FOR MEMBERS

Today in Denmark: A round-up of the latest news on Tuesday

Today in Denmark: A round-up of the latest news on Tuesday
Transport vehicles parked outside the Pfizer factory in Puurs, Belgium. Photo: Bart Biesemans/Reuters/Ritzau Scanpix
Find out what's going on in Denmark today with The Local's short round-up of the news in less than five minutes.

Sweden blocks travel from Denmark

Sweden has announced it is barring travellers from Denmark over concerns of an influx of Christmas shoppers amid rising numbers of coronavirus infections.

Swedish citizens are exempt from the entry ban, as are non-citizens who live or work in Sweden, and people working in transportation of goods.

Shopping malls are currently closed in Denmark under Covid-19 restrictions, and all non-essential shops will close when a lockdown comes into full effect on Christmas Day.

More on this story here.

Year-long ban on mink farming approved by parliament

A new law bans the keeping of minks for a year, following the controversial cull of all minks over a mutated strain of the novel coronavirus.

The law effectively removes a legal challenge that has shaken the government after it in early November ordered all minks in country culled, although it still faces an official enquiry over a previous illegal order to cull minks.

Here’s the story in full.

EU approves Pfizer vaccine, paving way for rollout in Denmark

The EU Commission has given the green light to the Pfizer/BioNTech coronavirus vaccine for use across the European Union, following hot on the heels of approval by the European Medicines Agency.

Denmark has previously said it is ready to begin vaccinating as soon as supplies reach the country.

Capacity to be increased at hospitals in greater Copenhagen

The number of Covid-19 inpatients at Denmark currently stands at 713, the highest level throughout the pandemic.

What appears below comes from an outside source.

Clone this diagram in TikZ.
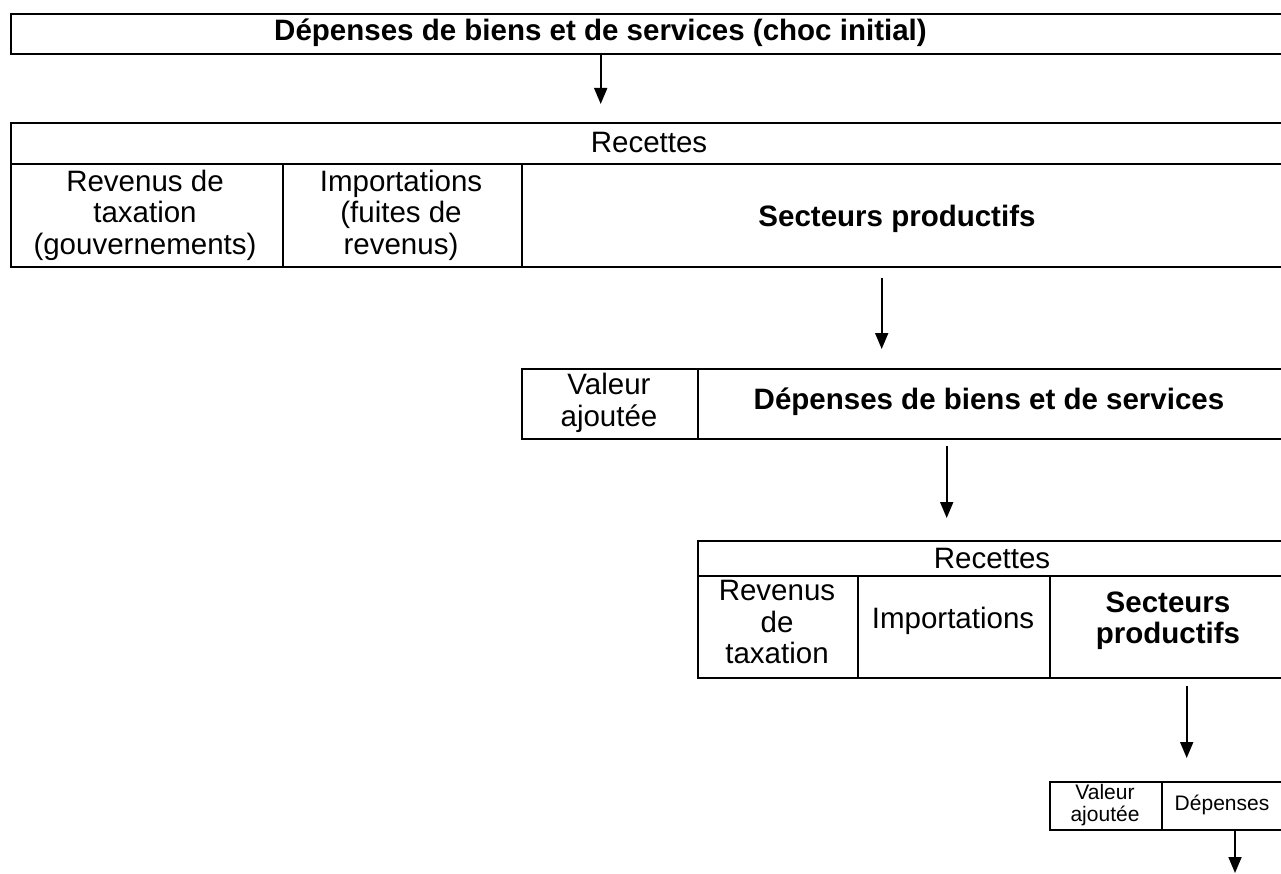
\documentclass[tikz,border=0pt]{standalone}
\usepackage{fontspec}
\setmainfont{Liberation Sans}
\usetikzlibrary{arrows.meta}
\begin{document}
\begin{tikzpicture}[x=1pt,y=-1pt,
  cell/.style={draw, line width=2.4pt, inner sep=0pt, anchor=north west},
  txt/.style={align=center, inner sep=0pt, font=\fontsize{29.5}{31.5}\selectfont},
  btxt/.style={align=center, inner sep=0pt, font=\fontsize{29.5}{31.5}\selectfont\bfseries},
  stxt/.style={align=center, inner sep=0pt, font=\fontsize{21}{22.5}\selectfont},
  arr/.style={line width=1.8pt, -{Triangle[width=13pt,length=16pt]}}
]
\useasboundingbox (0,0) rectangle (1281,874);
\clip (0,0) rectangle (1281,874);
% box 1
\node[cell, minimum width=1280.5pt, minimum height=40pt] (b1) at (9.5,13) {};
\node[btxt] (t1) at (600.5,33) {Dépenses de biens et de services (choc initial)};
% box 2
\node[cell, minimum width=1280.5pt, minimum height=41pt] (b2r) at (9.5,122) {};
\node[cell, minimum width=272.2pt, minimum height=103pt] (b2a) at (9.5,163) {};
\node[cell, minimum width=239pt, minimum height=103pt] (b2b) at (281.7,163) {};
\node[cell, minimum width=769.3pt, minimum height=103pt] (b2c) at (520.7,163) {};
\node[txt] (t2r) at (649,142) {Recettes};
\node[txt] (t2a) at (145,215) {Revenus de\\taxation\\(gouvernements)};
\node[txt] (t2b) at (401,215) {Importations\\(fuites de\\revenus)};
\node[btxt] (t2c) at (897,219) {Secteurs productifs};
% box 3
\node[cell, minimum width=175.7pt, minimum height=70pt] (b3a) at (521,368) {};
\node[cell, minimum width=593.3pt, minimum height=70pt] (b3b) at (696.7,368) {};
\node[txt] (t3a) at (609,403) {Valeur\\ajoutée};
\node[btxt] (t3b) at (989,402) {Dépenses de biens et de services};
% box 4
\node[cell, minimum width=593.3pt, minimum height=35pt] (b4r) at (696.7,540) {};
\node[cell, minimum width=160pt, minimum height=102pt] (b4a) at (696.7,575) {};
\node[cell, minimum width=192.3pt, minimum height=102pt] (b4b) at (856.7,575) {};
\node[cell, minimum width=241pt, minimum height=102pt] (b4c) at (1049,575) {};
\node[txt] (t4r) at (992,558) {Recettes};
\node[txt] (t4a) at (777,622) {Revenus\\de\\taxation};
\node[txt] (t4b) at (953,621) {Importations};
\node[btxt] (t4c) at (1168,621) {Secteurs\\productifs};
% box 5
\node[cell, minimum width=112pt, minimum height=48pt] (b5a) at (1049,781) {};
\node[cell, minimum width=129pt, minimum height=48pt] (b5b) at (1161,781) {};
\node[stxt] (t5a) at (1105,805) {Valeur\\ajoutée};
\node[stxt] (t5b) at (1222,805) {Dépenses};
% arrows
\coordinate (a1s) at (600.7,55);
\coordinate (a1e) at (600.7,104);
\coordinate (a2s) at (881.7,278);
\coordinate (a2e) at (881.7,349);
\coordinate (a3s) at (946.7,446);
\coordinate (a3e) at (946.7,518);
\coordinate (a4s) at (1186.7,686);
\coordinate (a4e) at (1186.7,758);
\coordinate (a5s) at (1235,831);
\coordinate (a5e) at (1235,873);
\draw[arr] (a1s) -- (a1e);
\draw[arr] (a2s) -- (a2e);
\draw[arr] (a3s) -- (a3e);
\draw[arr] (a4s) -- (a4e);
\draw[arr] (a5s) -- (a5e);
\end{tikzpicture}
\end{document}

That is being felt particularly in the Hovedstaden (Greater Copenhagen) healthcare region, which currently has 389 patients admitted with the virus – a steep increase from the 103 patients who were hospitalised at the beginning of December.

The region is now working to increase capacity for coronavirus patients, Ritzau reports, because the number of patients has broken through existing contingency planning to ensure there were enough beds for people admitted with the virus.